Stop after the line containing "import plotly.graph_objects as go": print each line exactly from the first line of the listing up to that point.
═══ RECORDED DATA ═══
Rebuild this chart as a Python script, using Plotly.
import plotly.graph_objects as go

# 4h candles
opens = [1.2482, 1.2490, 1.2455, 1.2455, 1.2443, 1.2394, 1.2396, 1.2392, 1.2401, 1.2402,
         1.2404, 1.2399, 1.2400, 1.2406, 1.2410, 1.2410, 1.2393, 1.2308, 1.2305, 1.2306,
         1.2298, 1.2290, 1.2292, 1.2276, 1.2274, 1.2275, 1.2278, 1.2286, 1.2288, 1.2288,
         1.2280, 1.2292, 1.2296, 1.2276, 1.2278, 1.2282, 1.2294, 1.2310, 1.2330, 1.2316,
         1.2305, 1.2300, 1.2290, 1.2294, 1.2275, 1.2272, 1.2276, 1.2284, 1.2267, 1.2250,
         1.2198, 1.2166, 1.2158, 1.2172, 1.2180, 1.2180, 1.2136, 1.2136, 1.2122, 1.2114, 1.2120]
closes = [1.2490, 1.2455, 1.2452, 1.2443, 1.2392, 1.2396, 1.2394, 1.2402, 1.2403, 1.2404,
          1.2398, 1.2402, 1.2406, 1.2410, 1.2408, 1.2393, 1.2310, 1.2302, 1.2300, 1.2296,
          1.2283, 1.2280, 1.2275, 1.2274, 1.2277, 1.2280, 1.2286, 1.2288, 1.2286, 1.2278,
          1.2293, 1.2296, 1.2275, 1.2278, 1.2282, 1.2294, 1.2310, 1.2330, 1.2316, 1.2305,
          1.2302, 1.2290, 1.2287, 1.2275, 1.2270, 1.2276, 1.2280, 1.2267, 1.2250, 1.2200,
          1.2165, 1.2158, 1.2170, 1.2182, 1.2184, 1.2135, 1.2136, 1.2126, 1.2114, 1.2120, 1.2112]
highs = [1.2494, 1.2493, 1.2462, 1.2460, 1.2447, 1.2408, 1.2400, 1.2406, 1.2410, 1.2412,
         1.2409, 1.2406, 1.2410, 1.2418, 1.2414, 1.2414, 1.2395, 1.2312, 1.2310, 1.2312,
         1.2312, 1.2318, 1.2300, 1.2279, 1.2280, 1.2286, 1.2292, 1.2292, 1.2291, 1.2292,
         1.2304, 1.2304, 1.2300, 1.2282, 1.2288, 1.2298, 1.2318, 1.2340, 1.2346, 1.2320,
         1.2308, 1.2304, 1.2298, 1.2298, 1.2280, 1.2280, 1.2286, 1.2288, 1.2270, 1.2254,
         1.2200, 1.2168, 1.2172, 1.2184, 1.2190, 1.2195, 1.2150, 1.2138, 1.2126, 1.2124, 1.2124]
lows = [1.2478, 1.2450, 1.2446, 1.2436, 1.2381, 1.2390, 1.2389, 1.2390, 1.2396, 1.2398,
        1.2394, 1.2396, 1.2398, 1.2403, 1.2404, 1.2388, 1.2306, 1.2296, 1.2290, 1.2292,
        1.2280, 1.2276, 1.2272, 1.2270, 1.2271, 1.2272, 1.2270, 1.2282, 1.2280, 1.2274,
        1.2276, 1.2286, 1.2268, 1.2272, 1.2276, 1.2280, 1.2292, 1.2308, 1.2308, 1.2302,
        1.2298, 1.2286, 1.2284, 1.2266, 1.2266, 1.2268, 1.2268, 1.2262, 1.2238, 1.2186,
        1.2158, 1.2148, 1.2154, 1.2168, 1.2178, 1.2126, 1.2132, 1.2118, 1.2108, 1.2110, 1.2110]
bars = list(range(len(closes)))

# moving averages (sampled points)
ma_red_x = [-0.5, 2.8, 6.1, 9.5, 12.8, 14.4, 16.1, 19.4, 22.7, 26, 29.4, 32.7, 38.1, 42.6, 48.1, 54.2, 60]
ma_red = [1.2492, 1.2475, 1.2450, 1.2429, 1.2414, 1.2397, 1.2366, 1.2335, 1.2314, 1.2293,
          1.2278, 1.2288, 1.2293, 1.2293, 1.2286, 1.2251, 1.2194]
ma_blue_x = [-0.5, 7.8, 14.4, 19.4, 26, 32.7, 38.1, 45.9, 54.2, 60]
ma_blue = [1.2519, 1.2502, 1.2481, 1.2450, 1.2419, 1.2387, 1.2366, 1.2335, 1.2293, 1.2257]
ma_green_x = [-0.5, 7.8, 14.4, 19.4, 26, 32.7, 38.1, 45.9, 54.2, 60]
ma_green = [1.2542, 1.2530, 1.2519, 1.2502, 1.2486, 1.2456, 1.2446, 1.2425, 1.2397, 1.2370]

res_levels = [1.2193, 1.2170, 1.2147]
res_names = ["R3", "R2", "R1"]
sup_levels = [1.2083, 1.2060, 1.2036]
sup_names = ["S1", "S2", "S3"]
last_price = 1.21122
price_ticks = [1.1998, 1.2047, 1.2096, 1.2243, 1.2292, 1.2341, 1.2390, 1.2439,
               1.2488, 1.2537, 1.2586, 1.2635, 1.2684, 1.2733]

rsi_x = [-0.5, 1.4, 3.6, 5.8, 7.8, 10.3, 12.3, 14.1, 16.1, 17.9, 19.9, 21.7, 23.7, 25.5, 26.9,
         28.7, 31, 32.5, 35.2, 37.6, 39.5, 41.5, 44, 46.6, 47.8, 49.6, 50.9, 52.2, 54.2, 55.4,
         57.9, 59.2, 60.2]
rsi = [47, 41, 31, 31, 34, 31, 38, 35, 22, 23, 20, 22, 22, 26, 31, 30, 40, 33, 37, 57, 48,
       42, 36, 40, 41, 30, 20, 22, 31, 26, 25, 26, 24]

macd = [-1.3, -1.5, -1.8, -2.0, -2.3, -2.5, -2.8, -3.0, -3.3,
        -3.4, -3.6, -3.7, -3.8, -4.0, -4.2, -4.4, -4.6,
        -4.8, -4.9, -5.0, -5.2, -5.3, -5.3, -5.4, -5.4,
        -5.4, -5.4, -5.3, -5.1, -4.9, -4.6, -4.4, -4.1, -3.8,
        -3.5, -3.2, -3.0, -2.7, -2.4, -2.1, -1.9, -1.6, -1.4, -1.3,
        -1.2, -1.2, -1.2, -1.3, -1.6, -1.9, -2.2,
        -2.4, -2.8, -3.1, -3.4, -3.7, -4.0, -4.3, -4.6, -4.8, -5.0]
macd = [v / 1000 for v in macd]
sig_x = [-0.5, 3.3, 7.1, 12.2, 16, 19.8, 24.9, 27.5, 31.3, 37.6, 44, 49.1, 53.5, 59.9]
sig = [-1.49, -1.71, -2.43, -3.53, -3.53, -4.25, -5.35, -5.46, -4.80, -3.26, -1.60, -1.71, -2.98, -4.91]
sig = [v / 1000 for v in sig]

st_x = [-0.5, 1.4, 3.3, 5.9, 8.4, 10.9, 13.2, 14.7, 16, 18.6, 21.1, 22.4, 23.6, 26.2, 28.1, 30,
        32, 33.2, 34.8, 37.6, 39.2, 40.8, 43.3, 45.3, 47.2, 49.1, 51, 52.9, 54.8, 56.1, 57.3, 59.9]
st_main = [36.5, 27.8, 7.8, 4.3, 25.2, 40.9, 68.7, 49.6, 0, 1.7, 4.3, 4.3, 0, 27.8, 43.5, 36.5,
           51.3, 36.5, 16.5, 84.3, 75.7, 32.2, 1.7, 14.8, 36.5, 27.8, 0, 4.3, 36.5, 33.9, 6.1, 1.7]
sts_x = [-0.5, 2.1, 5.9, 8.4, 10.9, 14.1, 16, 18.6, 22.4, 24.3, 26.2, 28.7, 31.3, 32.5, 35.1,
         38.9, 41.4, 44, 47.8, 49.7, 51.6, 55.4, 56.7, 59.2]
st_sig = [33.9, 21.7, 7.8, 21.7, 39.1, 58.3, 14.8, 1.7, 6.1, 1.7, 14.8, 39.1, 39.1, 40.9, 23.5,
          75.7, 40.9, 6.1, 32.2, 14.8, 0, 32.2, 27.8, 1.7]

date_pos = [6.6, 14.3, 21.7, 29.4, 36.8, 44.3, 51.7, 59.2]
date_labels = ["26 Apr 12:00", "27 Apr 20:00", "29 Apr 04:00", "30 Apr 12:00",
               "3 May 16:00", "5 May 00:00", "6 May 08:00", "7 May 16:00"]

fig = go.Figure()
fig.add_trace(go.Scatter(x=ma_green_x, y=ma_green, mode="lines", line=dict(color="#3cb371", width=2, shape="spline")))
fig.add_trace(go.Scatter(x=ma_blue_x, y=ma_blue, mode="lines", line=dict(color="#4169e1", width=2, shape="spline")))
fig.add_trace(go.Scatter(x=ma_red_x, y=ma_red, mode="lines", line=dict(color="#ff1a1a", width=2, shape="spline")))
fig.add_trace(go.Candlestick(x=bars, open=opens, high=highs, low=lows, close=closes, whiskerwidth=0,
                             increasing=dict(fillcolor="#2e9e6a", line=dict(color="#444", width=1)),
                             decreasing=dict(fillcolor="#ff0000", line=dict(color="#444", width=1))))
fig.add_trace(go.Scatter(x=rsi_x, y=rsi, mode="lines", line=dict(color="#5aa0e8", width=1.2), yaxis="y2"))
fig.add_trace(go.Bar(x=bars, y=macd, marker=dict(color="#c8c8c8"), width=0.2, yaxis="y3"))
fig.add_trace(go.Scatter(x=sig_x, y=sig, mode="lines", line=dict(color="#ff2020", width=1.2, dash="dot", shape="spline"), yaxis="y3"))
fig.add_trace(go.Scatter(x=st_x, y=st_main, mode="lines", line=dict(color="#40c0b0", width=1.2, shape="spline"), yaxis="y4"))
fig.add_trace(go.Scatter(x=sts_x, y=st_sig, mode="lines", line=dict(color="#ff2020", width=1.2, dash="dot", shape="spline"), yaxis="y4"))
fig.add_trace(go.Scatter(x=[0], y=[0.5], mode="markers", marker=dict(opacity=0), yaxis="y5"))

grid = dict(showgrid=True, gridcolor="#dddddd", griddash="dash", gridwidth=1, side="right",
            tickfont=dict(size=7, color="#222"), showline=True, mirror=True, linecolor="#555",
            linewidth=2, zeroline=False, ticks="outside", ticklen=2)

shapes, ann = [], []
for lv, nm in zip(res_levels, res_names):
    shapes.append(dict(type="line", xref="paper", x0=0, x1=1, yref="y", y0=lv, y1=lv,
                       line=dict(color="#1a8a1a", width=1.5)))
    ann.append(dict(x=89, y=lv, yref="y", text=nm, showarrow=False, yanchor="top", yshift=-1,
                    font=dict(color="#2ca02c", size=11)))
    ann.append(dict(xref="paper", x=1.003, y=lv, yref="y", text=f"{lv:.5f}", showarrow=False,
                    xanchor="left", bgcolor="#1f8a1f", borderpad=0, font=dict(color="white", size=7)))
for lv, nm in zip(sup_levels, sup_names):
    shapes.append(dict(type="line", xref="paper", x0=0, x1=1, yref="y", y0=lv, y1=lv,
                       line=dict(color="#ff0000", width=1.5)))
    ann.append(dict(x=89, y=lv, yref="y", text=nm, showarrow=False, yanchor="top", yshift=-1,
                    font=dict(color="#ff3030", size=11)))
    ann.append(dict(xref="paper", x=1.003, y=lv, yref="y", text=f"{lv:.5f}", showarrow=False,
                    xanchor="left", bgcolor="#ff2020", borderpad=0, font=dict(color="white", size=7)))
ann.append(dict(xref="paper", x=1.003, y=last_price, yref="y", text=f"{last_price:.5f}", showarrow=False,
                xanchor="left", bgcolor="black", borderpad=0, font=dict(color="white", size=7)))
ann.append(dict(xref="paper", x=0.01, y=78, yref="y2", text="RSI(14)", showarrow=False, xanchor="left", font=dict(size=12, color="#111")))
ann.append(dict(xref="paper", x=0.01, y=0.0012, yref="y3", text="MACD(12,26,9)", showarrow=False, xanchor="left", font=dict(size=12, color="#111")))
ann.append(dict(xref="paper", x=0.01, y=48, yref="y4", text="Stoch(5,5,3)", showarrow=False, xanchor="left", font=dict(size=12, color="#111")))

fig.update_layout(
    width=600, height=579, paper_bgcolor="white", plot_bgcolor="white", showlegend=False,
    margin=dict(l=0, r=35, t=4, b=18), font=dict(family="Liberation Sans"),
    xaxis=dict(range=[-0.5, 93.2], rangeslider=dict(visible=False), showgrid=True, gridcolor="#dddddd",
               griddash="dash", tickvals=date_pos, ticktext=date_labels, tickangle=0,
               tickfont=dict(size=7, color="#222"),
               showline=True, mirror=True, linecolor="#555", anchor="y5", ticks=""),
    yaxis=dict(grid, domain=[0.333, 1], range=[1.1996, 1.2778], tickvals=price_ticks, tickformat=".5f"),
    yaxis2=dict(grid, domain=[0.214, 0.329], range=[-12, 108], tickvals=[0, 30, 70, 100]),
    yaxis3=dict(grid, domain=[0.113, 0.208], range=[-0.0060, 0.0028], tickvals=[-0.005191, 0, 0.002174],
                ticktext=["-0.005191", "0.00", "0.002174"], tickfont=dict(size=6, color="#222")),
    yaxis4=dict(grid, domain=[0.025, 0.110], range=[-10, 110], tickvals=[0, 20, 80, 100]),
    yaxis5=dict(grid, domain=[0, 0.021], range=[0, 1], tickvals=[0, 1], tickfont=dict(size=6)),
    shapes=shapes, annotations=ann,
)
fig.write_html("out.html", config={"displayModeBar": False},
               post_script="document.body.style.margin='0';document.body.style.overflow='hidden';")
═══
§ **SOLUTION FOR THIS PROBLEM**:
Rebuild this chart as a Python script, using Plotly.
import plotly.graph_objects as go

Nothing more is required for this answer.